The problem has another aspect. In our modern times, communication networks spread countrywide and village life, whose customs and traditions are expected to be stable and time-proven, is transforming. Villagers’ behaviour and culture, especially of the young people, are turning to urban standards. Accordingly, cities impose behaviour and thinking samples on villages, rather than vice versa. Like the urbanites, villagers watch the same TV programmes, listen to the same radio and surf the Internet. It’s well known what kind of spiritual culture is promoted on the TV and Internet. Of course, true cultural layers can be found there, but it’s not a simple task. To succeed, a person needs to boast a well formed view on our world to distinguish true culture from its opposite.
While commenting upon the situation in modern Russia, the Rector of the St. Petersburg Humanitarian University of Trade Unions, and a corresponding member of the Russian Academy of Sciences, Alexander Zapesotsky, noted, “We’ve lost the culture which cultivates in people humanism, artistry and the system of values which have been tested by millennia of our civilisation.” This refers not only to cities, but modern villages which are actually becoming more urbanised and absorbing greatly urban realities. We can regret the present situation but cannot move away from it.
Is there a need for ethnographers to hurry in recording and saving samples of our existing folk customs, songs and skills?
Definitely! Diverse projects aimed at folk art revival are being launched. Of course, we can revive weaving, pottery, smith-craft or willow weaving, but these would be different crafts as a result, lacking the true meaning of their historical epoch. In the past, these objects were vital for everyday life and people widely used them. But now, humankind has withdrawn from hand weaving, the plough or horses as the key driving force in agriculture. It’s impossible to turn our history back… and there is actually no need to do so. Reproduced objects (if any) would lack their authentic spiritual energy and the feelings which its creators (probably not professional) introduced in them. Such objects are well described in legends, songs and poems.
Agro-towns are our modern innovation. Have scientists analysed their pros and cons? Do other countries introduce a similar ‘bridge’ between cities and villages?
In my view, the construction of agro-towns, which are well developed settlements with production and social infrastructure, is the state’s repayment of its debts to villages. The latter took on all burdens of the Soviet industrialization, while contributing to the victory in the Great Patriotic War and restoration of the broken economy. As in previous years, they carried the heavy weight of the hasty reforms of the 1990s; this was especially true in Russia. A Russian practical scientist, Sergey Nikolsky, concluded, “Judging by industrial figures, everything done in the 1990s was a mere destruction of agriculture and villages.” In this respect, we can recall a price disparity on agricultural and industrial produce. Our villages experienced many more troubles as a result of the government’s ill-considered policy. Among them was the speedy creation of farms which resembled previous ‘collectives’.

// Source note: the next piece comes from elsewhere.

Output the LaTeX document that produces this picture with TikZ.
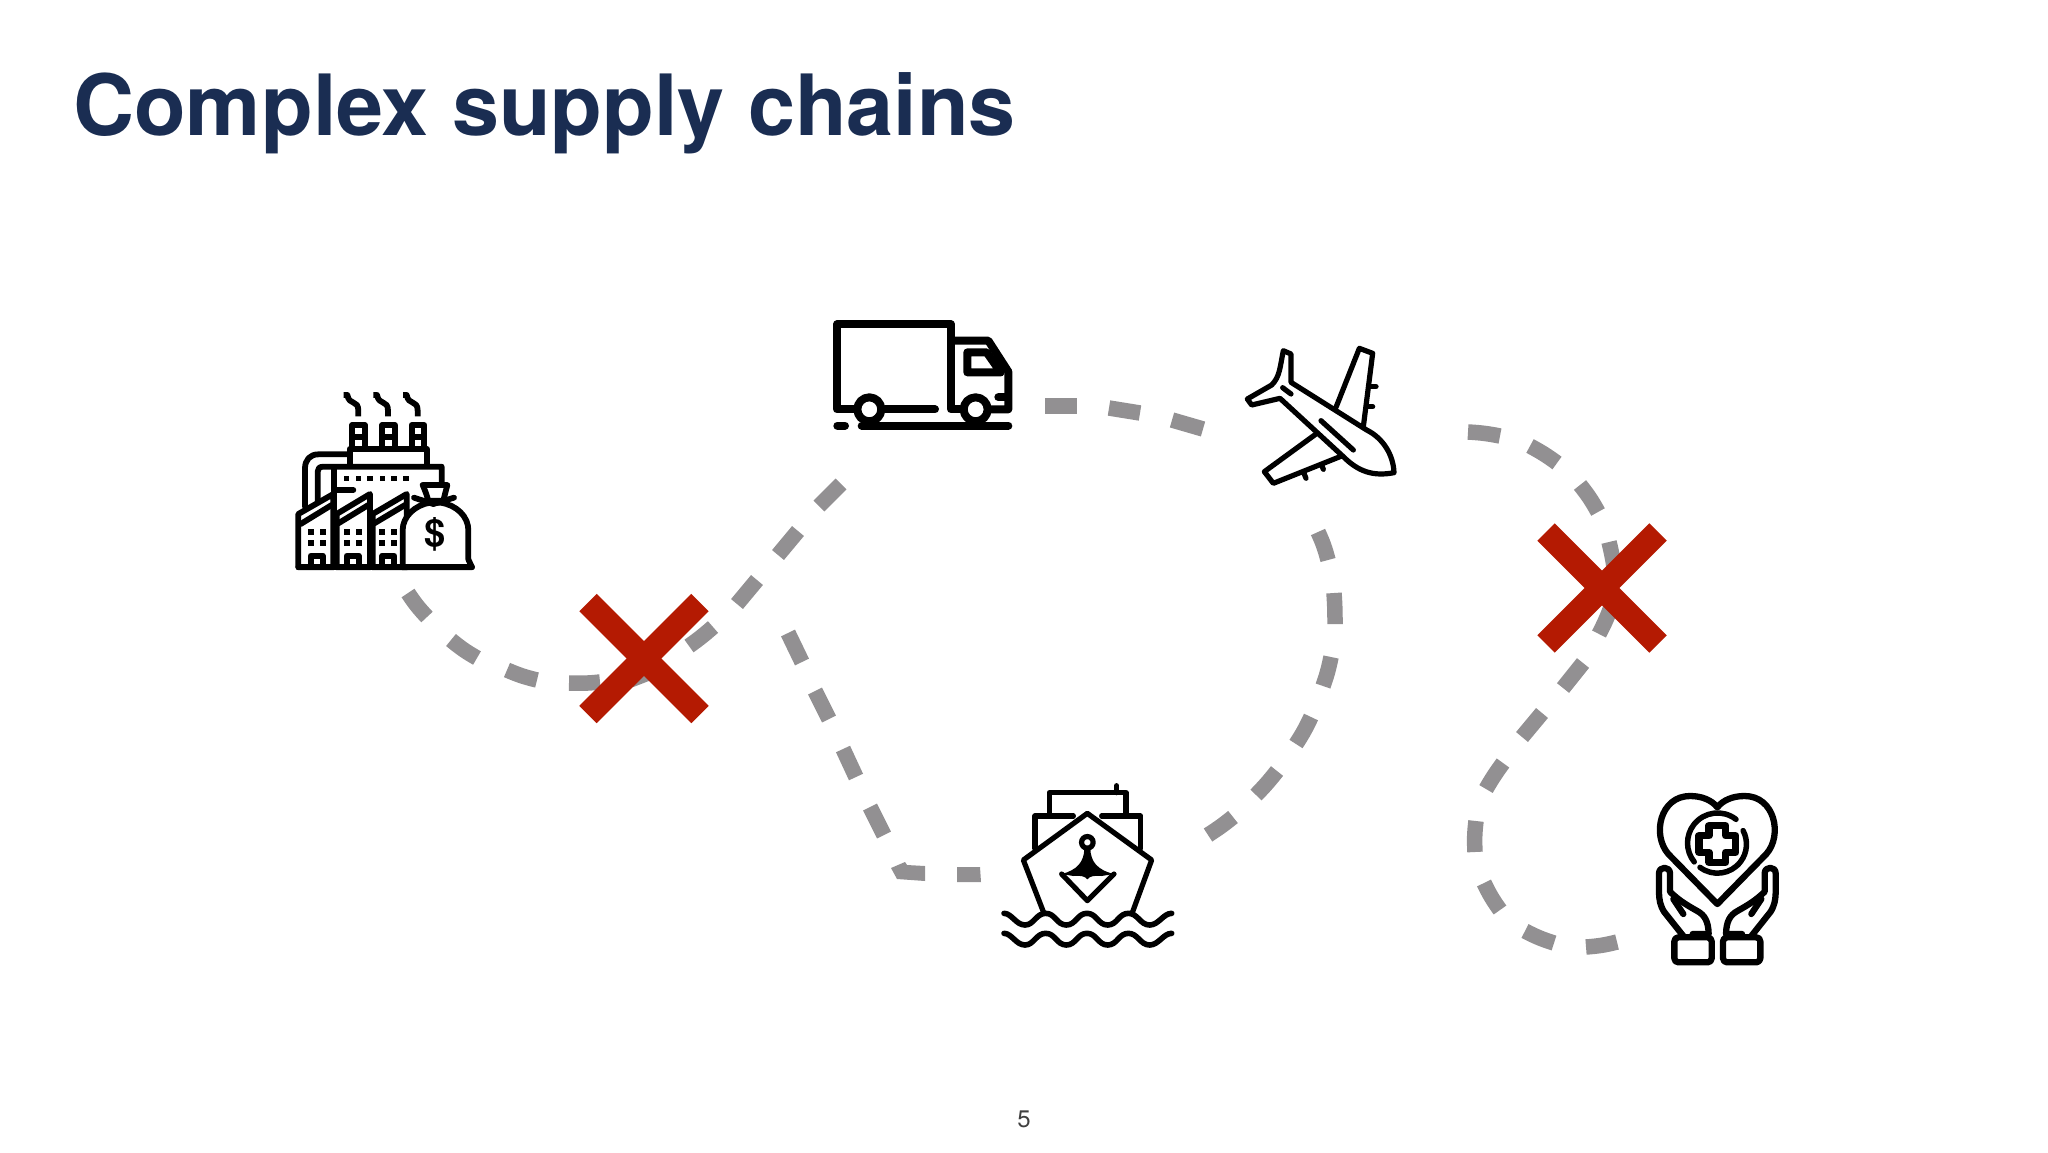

It’s necessary to mention here that, in the 70s and 80s, Belarusian villages and agriculture on general were looking good in comparison to Western European states. They had access to good machinery and equipment, while qualified specialists — doctors and teachers — worked there. Social-cultural objects were common. Of course, some problems existed, but they were not as large scale as those of the 1990s.
Openly speaking, in those hard times, the Belarusian villages saved Minsk and the other big cities. Moreover, they ‘saved’ our neighbours also. People used to cross the border to buy our food at a low price. As a result, villages were affected. By receiving small salaries, their residents were unable to build new houses, or even to repair their existing accommodation. It was state support which helped the villagers, and the villages to survive. With this in mind, I’d rather talk not of a ‘bridge’ between cities and villages, but of cities’ repayment of their debt to villages.

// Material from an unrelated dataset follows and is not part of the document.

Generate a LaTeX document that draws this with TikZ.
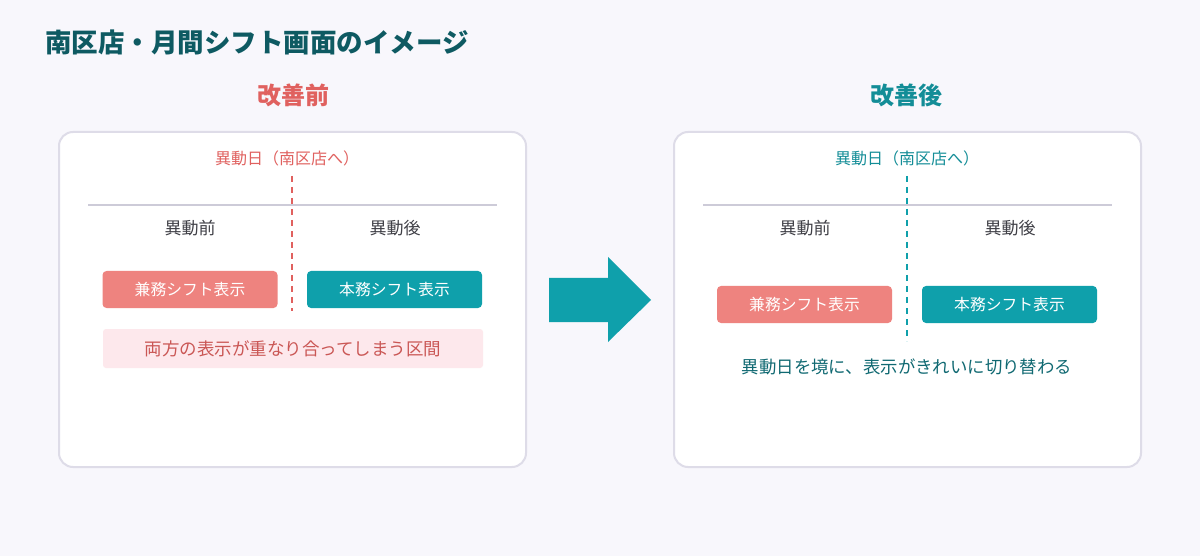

Regarding the pros and cons of agro-towns, certain errors do exist, which is natural for any new initiative. For example, the location of agro-towns was not chosen correctly in some cases, while some houses were probably too ‘modest’. Actually, the state lacked much of the finance to construct larger homes, and it was considered that their residents should also contribute to their wellbeing. Dependency must not be encouraged. Agro-towns were aimed to attract specialists, and to boast a well-developed social sphere. Villagers’ labour conditions were supposed to be changed to resemble urban conditions. However, it’s clear that agricultural works would always distinguish them.
Meanwhile, the construction of agro-towns has partially solved the problem of disappearing villages in which only elderly people lived. Shall in this case our villages, which inspired artists and poets, lose their uniqueness, turning into standard town settlements?
In the West, a different approach to rural development is applied. Farms there might commonly occupy up to 180 hectares in the USA, 50 hectares in the UK, 23 hectares in France, and 13 hectares in Germany. In Russia, similar reforms were undertaken by Piotr Stolypin. Our agro-towns are mostly aimed at collective farming. A farmer would be unlikely satisfied with a modest house in an agro-town; they’d need large estates to accommodate the necessary machinery and cattle.
Generally speaking, much depends on individuals and their conscientious work. Agro-towns will produce enough food for our state if they have assiduous heads and devoted residents. Otherwise, they will fail to meet our expectations. It’s vital to strengthen discipline and enhance the responsibility of each person. This refers to cities and villages alike. Only then the idea of a ‘bridge’ would work.
What do you consider natural for Belarusian migrants’ psychology? Do they wish to forget about their village past, or do they prefer to keep in touch with it?
I’ve not specially studied the psychology of migrants but, being born in a village myself, I’m not indifferent to its future. In their minds and souls, migrants keep their homeland. We know of many examples when wealthy people make contributions to restore historical monuments in their homeland, or return to their native villages to revive them.
Belarusian villages have spawned many industrious and globally recognised personalities, among them have been writers, scientists, military specialists and doctors. We have all grounds to believe that this powerful and pure spring will never run out.